German carmaker Volkswagen AG sees new opportunities abounding in China, as the country subdues the coronavirus outbreak.

“China has always been the engine of Volkswagen’s success, especially now, as the economy in Europe and the US is under great pressure. In the wake of the pandemic, the Chinese auto market is full of new opportunities,” said CEO Herbert Diess in a Sina Weibo post on Wednesday.

His words came after Volkswagen’s China sales in the last weeks of April rebounded to the same level of last year following nosedives in the first quarter, pushing its share in the world’s largest car market up 1.7 percentage points to 21 percent.

The carmaker’s China performance was a stark contrast to other parts of the world. In Germany, April sales were down 60 percent year-on-year, with the rest of Europe down 85 percent as some major markets like Italy and Spain ground to a halt, according to Reuters. Sales in North America were down 50 percent, and down 81 percent in South America.

In a Linkedin post on Wednesday, Volkswagen Group China CEO Stephan Woellenstein called China the global role model for renewing vitality in automotive markets, saying it will stabilize the group’s business while operations in Europe are still slowly coming back.

“We have left the deepest valleys behind us, and are now on the climb to the peaks again.

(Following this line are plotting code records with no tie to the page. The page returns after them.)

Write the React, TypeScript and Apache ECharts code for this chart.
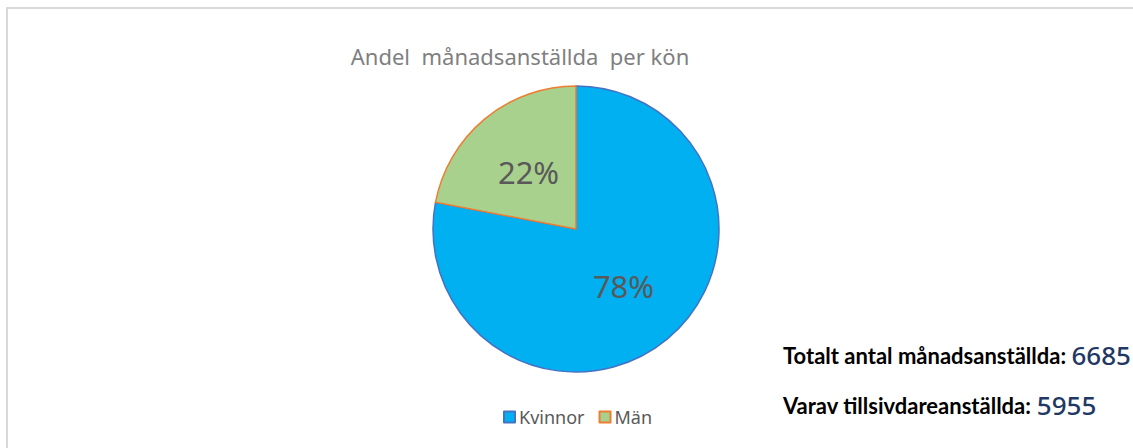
import React, { useEffect, useRef } from "react";
import * as echarts from "echarts";

const titleText = "Andel  månadsanställda  per kön";
const categories = ["Kvinnor", "Män"];
const values = [78, 22];
const colors = ["#00B0F0", "#A9D18E"];
const borderColors = ["#4472C4", "#ED7D31"];
const totalLabel = "Totalt antal månadsanställda:";
const totalValue = "6685";
const subLabel = "Varav tillsivdareanställda:";
const subValue = "5955";

const infoRich = {
  a: { fontFamily: "Lato", fontWeight: "bold", fontSize: 22, color: "#000000" },
  b: { fontFamily: "Noto Sans", fontSize: 26, color: "#1F3864", fontWeight: 500 },
};

export default function App() {
  const ref = useRef<HTMLDivElement>(null);
  useEffect(() => {
    if (!ref.current) return;
    const chart = echarts.init(ref.current, null, { renderer: "svg" });
    chart.setOption({
      animation: false,
      backgroundColor: "#ffffff",
      title: [
        {
          text: titleText,
          left: 515,
          top: 40,
          textAlign: "center",
          textStyle: {
            fontFamily: "Noto Sans",
            fontSize: 22,
            fontWeight: "normal",
            color: "#7f7f7f",
          },
        },
        {
          text: "{a|" + totalLabel + " }{b|" + totalValue + "}",
          left: 778,
          top: 337,
          textStyle: { rich: infoRich },
        },
        {
          text: "{a|" + subLabel + " }{b|" + subValue + "}",
          left: 778,
          top: 387,
          textStyle: { rich: infoRich },
        },
      ],
      legend: {
        data: categories,
        left: 498,
        top: 403,
        itemWidth: 11,
        itemHeight: 11,
        itemGap: 14,
        icon: "rect",
        textStyle: {
          fontFamily: "Noto Sans",
          fontSize: 18,
          color: "#595959",
          padding: [0, 0, 0, -1],
        },
      },
      graphic: [
        {
          type: "rect",
          shape: { x: 7, y: 8, width: 1140, height: 460 },
          style: { fill: "none", stroke: "#d9d9d9", lineWidth: 2 },
          silent: true,
        },
      ],
      series: [
        {
          type: "pie",
          center: [576, 229],
          radius: 143,
          startAngle: 90,
          clockwise: true,
          data: categories.map((c, i) => ({
            name: c,
            value: values[i],
            itemStyle: { color: colors[i], borderColor: borderColors[i], borderWidth: 1.5 },
          })),
          label: {
            show: true,
            position: "inside",
            formatter: (p: any) => p.value + "%",
            fontFamily: "Noto Sans",
            fontSize: 31,
            color: "#595959",
          },
          labelLine: { show: false },
          emphasis: { disabled: true },
        },
      ],
    });
    return () => chart.dispose();
  }, []);
  return (
    <div
      ref={ref}
      style={{ position: "fixed", left: 0, top: 0, width: 1133, height: 448 }}
    />
  );
}
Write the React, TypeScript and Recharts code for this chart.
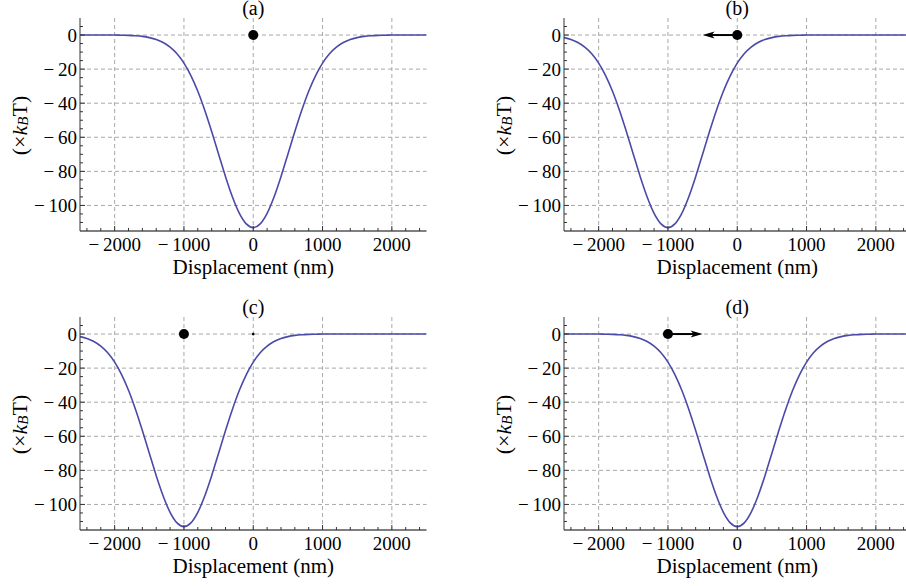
import React from 'react'
import { LineChart, Line, XAxis, YAxis, CartesianGrid, ReferenceDot, ReferenceLine } from 'recharts'

// displacement (nm), sampled every 100 nm
const displacement = [
  -2500, -2400, -2300, -2200, -2100, -2000, -1900, -1800, -1700, -1600, -1500, -1400, -1300,
  -1200, -1100, -1000, -900, -800, -700, -600, -500, -400, -300, -200, -100, 0,
  100, 200, 300, 400, 500, 600, 700, 800, 900, 1000, 1100, 1200, 1300, 1400, 1500,
  1600, 1700, 1800, 1900, 2000, 2100, 2200, 2300, 2400, 2500,
]

// potential (kBT) with the trap centred at 0 nm — panels (a) and (d)
const wellAtZero = [
  0, 0, 0, 0, 0, 0, -0.1, -0.2, -0.4, -0.8, -1.5, -2.6, -4.4,
  -7.1, -11.0, -16.5, -23.8, -33.0, -44.1, -56.6, -69.9, -83.1, -95.0, -104.6, -110.8, -113,
  -110.8, -104.6, -95.0, -83.1, -69.9, -56.6, -44.1, -33.0, -23.8, -16.5, -11.0, -7.1, -4.4, -2.6, -1.5,
  -0.8, -0.4, -0.2, -0.1, 0, 0, 0, 0, 0, 0,
]

// potential (kBT) with the trap moved to -1000 nm — panels (b) and (c)
const wellAtMinus1000 = [
  -1.5, -2.6, -4.4, -7.1, -11.0, -16.5, -23.8, -33.0, -44.1, -56.6, -69.9, -83.1, -95.0,
  -104.6, -110.8, -113, -110.8, -104.6, -95.0, -83.1, -69.9, -56.6, -44.1, -33.0, -23.8, -16.5,
  -11.0, -7.1, -4.4, -2.6, -1.5, -0.8, -0.4, -0.2, -0.1, 0, 0, 0, 0, 0, 0,
  0, 0, 0, 0, 0, 0, 0, 0, 0, 0,
]

const panelLabels = ['(a)', '(b)', '(c)', '(d)']
const panelSeries = ['centered', 'shifted', 'shifted', 'centered']
const particleX = [0, 0, -1000, -1000]
const arrowTipX = [null, -500, null, -500]
const faintMarkX = [null, null, 0, null]

const xMajorTicks = [-2000, -1000, 0, 1000, 2000]
const xAllTicks = [
  -2400, -2200, -2000, -1800, -1600, -1400, -1200, -1000, -800, -600, -400, -200, 0,
  200, 400, 600, 800, 1000, 1200, 1400, 1600, 1800, 2000, 2200, 2400,
]
const yMajorTicks = [0, -20, -40, -60, -80, -100]
const yAllTicks = [
  5, 0, -5, -10, -15, -20, -25, -30, -35, -40, -45, -50, -55, -60, -65, -70, -75, -80,
  -85, -90, -95, -100, -105, -110,
]

const rows = displacement.map((x, i) => ({ x, centered: wellAtZero[i], shifted: wellAtMinus1000[i] }))

const FONT = "'Liberation Serif', 'Times New Roman', serif"
const serif = { fontFamily: FONT }
const FRAME = '#333'
const CURVE = '#4a4aa8'

const fmt = (v: number) => (v < 0 ? '\u2212\u2009' + Math.abs(v) : String(v))

function BottomTick({ x, y, payload }: any) {
  const major = payload.value % 1000 === 0
  return (
    <g>
      <line x1={x} x2={x} y1={y} y2={y - (major ? 5 : 3)} stroke={FRAME} />
      {major && (
        <text x={x} y={y + 20} textAnchor="middle" style={serif} fontSize={19} fill="#000">
          {fmt(payload.value)}
        </text>
      )}
    </g>
  )
}

function TopTick({ x, y, payload }: any) {
  const major = payload.value % 1000 === 0
  return <line x1={x} x2={x} y1={y} y2={y + (major ? 5 : 3)} stroke={FRAME} />
}

function LeftTick({ x, y, payload }: any) {
  const major = payload.value % 20 === 0
  return (
    <g>
      <line x1={x} x2={x + (major ? 5 : 3)} y1={y} y2={y} stroke={FRAME} />
      {major && (
        <text x={x - 3} y={y + 6.5} textAnchor="end" style={serif} fontSize={19} fill="#000">
          {fmt(payload.value)}
        </text>
      )}
    </g>
  )
}

function RightTick({ x, y, payload }: any) {
  const major = payload.value % 20 === 0
  return <line x1={x} x2={x - (major ? 5 : 3)} y1={y} y2={y} stroke={FRAME} />
}

function EnergyLabel({ viewBox }: any) {
  const cx = viewBox.x + 1
  const cy = viewBox.y + viewBox.height / 2 + 1
  return (
    <text
      x={cx}
      y={cy}
      transform={`rotate(-90, ${cx}, ${cy})`}
      textAnchor="middle"
      dominantBaseline="central"
      style={serif}
      fontSize={22}
      fill="#000"
    >
      (×<tspan fontStyle="italic">k</tspan>
      <tspan fontStyle="italic" fontSize={15} dy={4}>B</tspan>
      <tspan dy={-4}>T)</tspan>
    </text>
  )
}

function XLabel({ viewBox }: any) {
  return (
    <text x={viewBox.x + viewBox.width / 2} y={viewBox.y + 43} textAnchor="middle" style={serif} fontSize={21} fill="#000">
      Displacement (nm)
    </text>
  )
}

function ArrowHead({ cx, cy, dir }: any) {
  const b = cx - dir * 12
  return <path d={`M${cx},${cy} L${b},${cy - 3.5} L${b + dir * 3},${cy} L${b},${cy + 3.5} Z`} fill="#000" />
}

function Panel({ idx }: { idx: number }) {
  const tip = arrowTipX[idx]
  const mark = faintMarkX[idx]
  const dir = tip === null ? 0 : tip < particleX[idx] ? -1 : 1
  return (
    <LineChart width={450} height={290} data={rows} margin={{ top: 18, right: 23.5, bottom: 17, left: 18 }}>
      <CartesianGrid
        xAxisId="x"
        yAxisId="y"
        verticalValues={xMajorTicks}
        horizontalValues={yMajorTicks}
        stroke="#a8a8a8"
        strokeDasharray="4 3"
      />
      <XAxis
        xAxisId="x"
        dataKey="x"
        type="number"
        domain={[-2500, 2500]}
        allowDataOverflow
        ticks={xAllTicks}
        interval={0}
        height={42}
        tickSize={0}
        tickMargin={0}
        tickLine={false}
        axisLine={{ stroke: '#555', strokeWidth: 1.6 }}
        tick={(p: any) => <BottomTick {...p} />}
        label={{ content: (p: any) => <XLabel {...p} /> }}
      />
      <XAxis
        xAxisId="top"
        dataKey="x"
        type="number"
        orientation="top"
        mirror
        domain={[-2500, 2500]}
        allowDataOverflow
        ticks={xAllTicks}
        interval={0}
        height={0}
        tickSize={0}
        tickMargin={0}
        tickLine={false}
        axisLine={{ stroke: FRAME }}
        tick={(p: any) => <TopTick {...p} />}
      />
      <YAxis
        yAxisId="y"
        type="number"
        domain={[-115, 10]}
        allowDataOverflow
        ticks={yAllTicks}
        interval={0}
        width={62}
        tickSize={0}
        tickMargin={0}
        tickLine={false}
        axisLine={{ stroke: FRAME }}
        tick={(p: any) => <LeftTick {...p} />}
        label={{ content: (p: any) => <EnergyLabel {...p} /> }}
      />
      <YAxis
        yAxisId="right"
        type="number"
        orientation="right"
        mirror
        domain={[-115, 10]}
        allowDataOverflow
        ticks={yAllTicks}
        interval={0}
        width={0}
        tickSize={0}
        tickMargin={0}
        tickLine={false}
        axisLine={{ stroke: FRAME }}
        tick={(p: any) => <RightTick {...p} />}
      />
      <Line
        xAxisId="x"
        yAxisId="y"
        type="monotone"
        dataKey={panelSeries[idx]}
        stroke={CURVE}
        strokeWidth={1.6}
        dot={false}
        isAnimationActive={false}
      />
      {tip !== null && (
        <ReferenceLine
          xAxisId="x"
          yAxisId="y"
          segment={[
            { x: particleX[idx], y: 0 },
            { x: tip - dir * 60, y: 0 },
          ]}
          stroke="#000"
          strokeWidth={2}
        />
      )}
      {tip !== null && (
        <ReferenceDot xAxisId="x" yAxisId="y" x={tip} y={0} r={4} shape={(p: any) => <ArrowHead {...p} dir={dir} />} />
      )}
      {mark !== null && <ReferenceDot xAxisId="x" yAxisId="y" x={mark} y={0} r={1.4} fill="#000" stroke="none" />}
      <ReferenceDot xAxisId="x" yAxisId="y" x={particleX[idx]} y={0} r={5} fill="#000" stroke="none" />
    </LineChart>
  )
}

const panelPos = [
  { left: 0, top: 0 },
  { left: 484, top: 0 },
  { left: 0, top: 299.3 },
  { left: 484, top: 299.3 },
]

export default function App() {
  return (
    <div style={{ position: 'absolute', left: 0, top: 0, width: 906, height: 586, overflow: 'hidden', background: '#fff' }}>
      {panelPos.map((pos, i) => (
        <div key={i} style={{ position: 'absolute', left: pos.left, top: pos.top, width: 450, height: 290 }}>
          <div
            style={{
              position: 'absolute',
              left: 80,
              width: 346.5,
              top: 0,
              textAlign: 'center',
              fontFamily: FONT,
              fontSize: 20,
              lineHeight: '16px',
              color: '#000',
            }}
          >
            {panelLabels[i]}
          </div>
          <Panel idx={i} />
        </div>
      ))}
    </div>
  )
}
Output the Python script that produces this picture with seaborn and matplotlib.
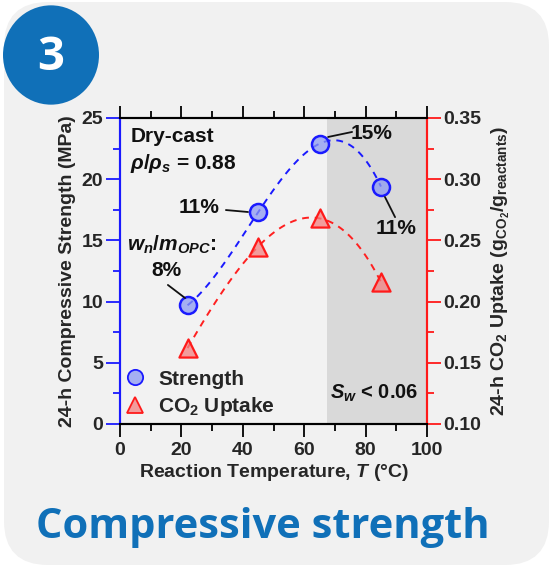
import numpy as np
import pandas as pd
import matplotlib
matplotlib.use("Agg")
import matplotlib.pyplot as plt
from matplotlib.patches import FancyBboxPatch, Circle
from matplotlib.ticker import MultipleLocator
from matplotlib.lines import Line2D
import seaborn as sns

# ---- data ----
temperature = [22, 45, 65, 85]
strength = [9.7, 17.3, 22.9, 19.4]
co2_uptake = [0.162, 0.245, 0.268, 0.216]
wn_labels = ["8%", "11%", "15%", "11%"]

sns.set_theme(style="white")
plt.rcParams['font.family'] = ['Liberation Sans', 'DejaVu Sans']
plt.rcParams['mathtext.fontset'] = 'custom'
plt.rcParams['mathtext.rm'] = 'Liberation Sans:bold'
plt.rcParams['mathtext.it'] = 'Liberation Sans:bold:italic'
plt.rcParams['mathtext.bf'] = 'Liberation Sans:bold'

W, H = 551, 570
fig = plt.figure(figsize=(W / 100, H / 100), dpi=100)
fig.patch.set_facecolor("white")

# panel background
panel = FancyBboxPatch((4 / W, 5 / H), (W - 6) / W, (H - 7) / H,
                       boxstyle="round,pad=0,rounding_size=0.08",
                       transform=fig.transFigure, facecolor="#f1f1f1",
                       edgecolor="none", zorder=-2, mutation_aspect=W / H)
fig.patches.append(panel)

# blue badge
badge = Circle((51 / W, 1 - 55 / H), 48 / W, transform=fig.transFigure,
               facecolor="#1070b8", edgecolor="none", zorder=-1)
fig.patches.append(badge)
fig.text(51 / W, 1 - 57 / H, "3", color="white", fontsize=34, fontweight="bold",
         family="Open Sans", ha="center", va="center", zorder=2)

# axes
left, right, top, bottom = 120, 427, 118, 424
ax = fig.add_axes([left / W, 1 - bottom / H, (right - left) / W, (bottom - top) / H])
ax.set_facecolor("#f2f2f2")
ax2 = ax.twinx()

ax.axvspan(67.5, 100, color="#d9d9d9", zorder=0, lw=0)

# smooth curves through the points
xs = np.linspace(temperature[0], temperature[-1], 120)
ps = np.polyfit(temperature, strength, 3)
pc = np.polyfit(temperature, co2_uptake, 3)
df_fit = pd.DataFrame({"T": xs, "S": np.polyval(ps, xs), "C": np.polyval(pc, xs)})
sns.lineplot(data=df_fit, x="T", y="S", ax=ax, color="#1a1aff", lw=1.4,
             linestyle=(0, (3.5, 3)), zorder=3)
sns.lineplot(data=df_fit, x="T", y="C", ax=ax2, color="#ff2020", lw=1.4,
             linestyle=(0, (3.5, 3)), zorder=3)

circ_fc = (0.55, 0.6, 0.95, 0.75)
tri_fc = (0.95, 0.5, 0.5, 0.75)
df = pd.DataFrame({"T": temperature, "S": strength, "C": co2_uptake})
sns.scatterplot(data=df, x="T", y="S", ax=ax, s=150, marker="o",
                facecolor=circ_fc, edgecolor="#1a1aff",
                linewidth=1.8, zorder=4)
sns.scatterplot(data=df, x="T", y="C", ax=ax2, s=170, marker="^",
                facecolor=tri_fc, edgecolor="#ff1a1a",
                linewidth=1.6, zorder=4)

ax.set_xlim(0, 100)
ax.set_ylim(0, 25)
ax2.set_ylim(0.10, 0.35)

# ticks
ax.xaxis.set_major_locator(MultipleLocator(20))
ax.xaxis.set_minor_locator(MultipleLocator(10))
ax.yaxis.set_major_locator(MultipleLocator(5))
ax.yaxis.set_minor_locator(MultipleLocator(2.5))
ax2.yaxis.set_major_locator(MultipleLocator(0.05))
ax2.yaxis.set_minor_locator(MultipleLocator(0.025))
ax2.yaxis.set_major_formatter(matplotlib.ticker.FormatStrFormatter("%.2f"))

ax.tick_params(axis="x", which="both", direction="out", top=True, bottom=True,
               labelsize=14, width=1.3, color="black", pad=4)
ax.tick_params(axis="x", which="major", length=9)
ax.tick_params(axis="x", which="minor", length=5)
ax.tick_params(axis="y", which="both", direction="out", left=True, right=False,
               labelsize=14, width=1.3, color="#1a1aff", pad=2)
ax.tick_params(axis="y", which="major", length=10)
ax.tick_params(axis="y", which="minor", length=5)
ax2.tick_params(axis="y", which="both", direction="out", right=True, left=False,
                labelsize=14, width=1.3, color="#ff1a1a", pad=2)
ax2.tick_params(axis="y", which="major", length=10)
ax2.tick_params(axis="y", which="minor", length=5)
for a in (ax, ax2):
    for lab in a.get_xticklabels() + a.get_yticklabels():
        lab.set_fontweight("bold")

for a in (ax, ax2):
    for s in a.spines.values():
        s.set_visible(True)
        s.set_linewidth(1.5)
    a.spines["top"].set_color("black")
    a.spines["bottom"].set_color("black")
    a.spines["left"].set_color("#1a1aff")
    a.spines["right"].set_color("#ff1a1a")

ax.set_xlabel("Reaction Temperature, $\\mathit{T}$ (°C)", fontsize=14,
              fontweight="bold", labelpad=2)
ax.set_ylabel("24-h Compressive Strength (MPa)", fontsize=14, fontweight="bold",
              labelpad=4)
ax2.set_ylabel("24-h CO$_2$ Uptake (g$_{\\mathrm{CO_2}}$/g$_{\\mathrm{reactants}}$)",
               fontsize=14, fontweight="bold", labelpad=6, rotation=90)

# annotations
tk = dict(fontsize=15, fontweight="bold", color="#111111")
ax.text(3.3, 23.45, "Dry-cast", **tk, va="center")
ax.text(3.3, 21.3, "$\\mathit{\\rho/\\rho_s}$ = 0.88", **tk, va="center")
ax.text(2.3, 14.6, "$\\mathit{w_{n}/m_{OPC}}$:", **tk, va="center")
ax.text(15.0, 12.58, wn_labels[0], **tk, va="center", ha="center")
ax.text(25.7, 17.65, wn_labels[1], **tk, va="center", ha="center")
ax.text(81.8, 23.77, wn_labels[2], **tk, va="center", ha="center")
ax.text(89.9, 16.0, wn_labels[3], **tk, va="center", ha="center")
lk = dict(color="#111111", lw=1.3, zorder=5)
ax.plot([15.6, 21.2], [11.36, 10.29], **lk)
ax.plot([34.5, 41.7], [17.48, 17.32], **lk)
ax.plot([67.8, 75.6], [23.45, 23.86], **lk)
ax.plot([86.3, 89.6], [18.55, 16.9], **lk)
ax.text(68.5, 2.53, "$\\mathit{S_w}$ < 0.06", fontsize=14.5, fontweight="bold",
        color="#111111", va="center")

# legend (manual handles)
handles = [Line2D([], [], marker="o", ls="none", ms=11, mfc=circ_fc,
                  mec="#1a1aff", mew=1.3, label="Strength"),
           Line2D([], [], marker="^", ls="none", ms=11, mfc=tri_fc,
                  mec="#ff1a1a", mew=1.3, label="CO$_2$ Uptake")]
leg = ax2.legend(handles=handles, loc="lower left", frameon=False,
                 prop={"size": 15, "weight": "bold"}, handlelength=1.0,
                 handletextpad=0.6, borderaxespad=0, borderpad=0,
                 labelspacing=0.3, bbox_to_anchor=(0.015, 0.02))

fig.text(263 / W, 1 - 528 / H, "Compressive strength", color="#1070b8",
         fontsize=30, fontweight="bold", family="Open Sans", ha="center", va="center")

fig.savefig("out.png", dpi=100, facecolor="white")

After a total market downturn of 80 percent in February, 40 percent in March, and around 10 percent down in April, we are returning to normality,” Woellenstein said.

He said people unable to buy a car over the last few months are now eagerly visiting dealers, and many of them are first-time buyers as they want to avoid public transport these days.

He said they account for 60 percent of car customers in the country.

Wealthy customers are coming back to the market faster than expected, which has brought about sales growth in the first quarter for Volkswagen’s luxury brands Bentley, Audi and Porsche.

“Should the current trend continue, we at Volkswagen Group China can be cautiously optimistic and forecast a yearly result that is not so far away from our original plan,” said Woellenstein.

Despite the promising sales, he said the pandemic will change something in the Chinese car market, including an industry shakeout and digitization of sales, services and marketing.

“An automotive market with over 100 brands, even with a huge size such as China’s, is not healthy,” Woellenstein said, adding that the pandemic may force out some uncompetitive brands so that the market will see better products and customer service.

Since the outbreak of the pandemic, many carmakers have been launching new models online because of the need for social distancing.

He said Volkswagen has intensified its online-offline sales mode over the last few months and found solutions for digital communications with customers.

Looking forward, Woellenstein said it would be wrong to think that daily life is going to return completely to normal soon, and the company will maintain consistency in its business ramp-up strategy, with international exchanges, and especially with prevention measures.

“One thing hasn’t changed among all of this: With our long-term confidence, we are still seeing China as the coming powerhouse of the automobile world,” he said.